Cristóbal Montoro, ese exministro de Hacienda rescatado del serial de Los Sipmson, ha rescrito la leyenda de Robin Hood a la inversa: durante décadas aflojó el bolsillo de las clases medias y ahora sabemos que ayudó a llenar de manera generosa la cartera de los ricos, por medio de cuidados artificios. El arquero siempre desviaba la flecha si el objetivo era un amigo con capital en Suiza. Si el disparo iba dirigido, en cambio, a autónomos, a pensionistas y a sufridos trabajadores, la saeta siempre acertaba en el corazón de la manzana.
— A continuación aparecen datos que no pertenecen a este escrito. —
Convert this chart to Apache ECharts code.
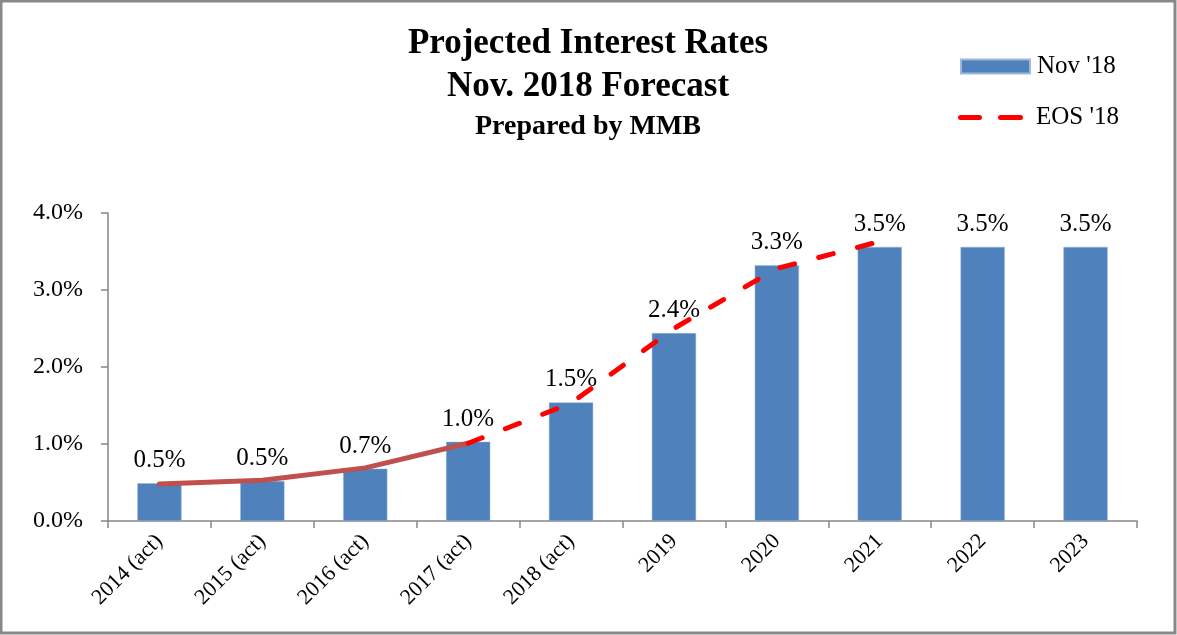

Con Montoro, Hacienda éramos todos, pero unos más que otros. En beneficio de los poderosos, el ministro desplegó sin reparos la alfombra roja para el retorno del veraneo de sus paraísos fiscales, de manera que pudieran llegar a tiempo, lavados y bien peinados, al palco del Bernabéu. Hacienda roció con colonia de marca el rastro de la pasta de unos cuantos a sabiendas de que el dinero sucio, como el estiércol, si se amontona huele.
Como el sheriff de Notingham, el ex contable del Gobierno de Rajoy se dedicó al saqueo mientras predicaba austeridad al prójimo. Hizo la ley y fabricó la trampa, con la ayuda de un equipo habilidoso en el arte de birlibirloque de esconder la pasta al fisco. El fisco eran ellos.
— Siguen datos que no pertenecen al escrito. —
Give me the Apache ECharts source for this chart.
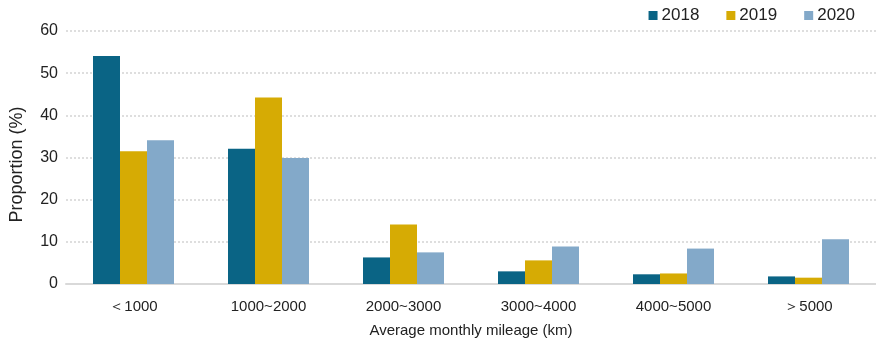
<!DOCTYPE html>
<html>
<head>
<meta charset="utf-8">
<script src="https://cdn.jsdelivr.net/npm/echarts@6/dist/echarts.min.js"></script>
<style>
  html, body { margin: 0; padding: 0; background: #fff; }
  #chart { width: 876px; height: 345px; }
</style>
</head>
<body>
<div id="chart"></div>
<script>
const categories = ['＜1000', '1000~2000', '2000~3000', '3000~4000', '4000~5000', '＞5000'];
const years = ['2018', '2019', '2020'];
const values2018 = [54.1, 32.1, 6.3, 3.0, 2.3, 1.8];
const values2019 = [31.5, 44.2, 14.1, 5.6, 2.5, 1.5];
const values2020 = [34.1, 29.9, 7.5, 8.9, 8.4, 10.6];
const yTicks = [0, 10, 20, 30, 40, 50, 60];

const colors = ['#0a6485', '#d6ab04', '#83a9c9'];
const font = 'Liberation Sans, Arial, sans-serif';

const chart = echarts.init(document.getElementById('chart'));

const seriesData = [values2018, values2019, values2020];

chart.setOption({
  animation: false,
  color: colors,
  textStyle: { fontFamily: font },
  legend: {
    data: years,
    right: 16,
    top: 2,
    icon: 'rect',
    itemWidth: 9,
    itemHeight: 9,
    itemGap: 27,
    textStyle: { fontSize: 17, color: '#222', fontFamily: font, padding: [0, 0, 0, -1] }
  },
  grid: { left: 66, right: 0, top: 31, bottom: 61 },
  xAxis: {
    type: 'category',
    data: categories,
    name: 'Average monthly mileage (km)',
    nameLocation: 'middle',
    nameGap: 39,
    nameTextStyle: { fontSize: 15, color: '#222', fontFamily: font },
    axisLine: { lineStyle: { color: '#d9d9d9', width: 2 } },
    axisTick: { show: false },
    axisLabel: { fontSize: 15, color: '#222', margin: 15, fontFamily: font }
  },
  yAxis: {
    type: 'value',
    min: yTicks[0],
    max: yTicks[yTicks.length - 1],
    interval: 10,
    name: 'Proportion (%)',
    nameLocation: 'middle',
    nameGap: 40,
    nameTextStyle: { fontSize: 18, color: '#222', fontFamily: font, padding: [0, 14, 0, 0] },
    axisLine: { show: false },
    axisTick: { show: false },
    axisLabel: { fontSize: 16, color: '#222', margin: 8, fontFamily: font },
    splitLine: { lineStyle: { color: '#d4d4d4', type: [2, 2], width: 1.5 } }
  },
  series: years.map((y, i) => ({
    name: y,
    type: 'bar',
    data: seriesData[i],
    barGap: '0%',
    barCategoryGap: '40%'
  }))
});
</script>
</body>
</html>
Que Montoro resulte imputado en tiempos de Koldos y Cerdanes pone de manifiesto que la corrupción no tiene ideología, y que los mangantes se manejan a diestra y siniestra. Que si unos optan por la mordida cutre y meretriz, los otros roban de guante blanco y corbata de Hermés. El delito es el mismo, y el pagano, el de siempre: el sufrido contribuyente.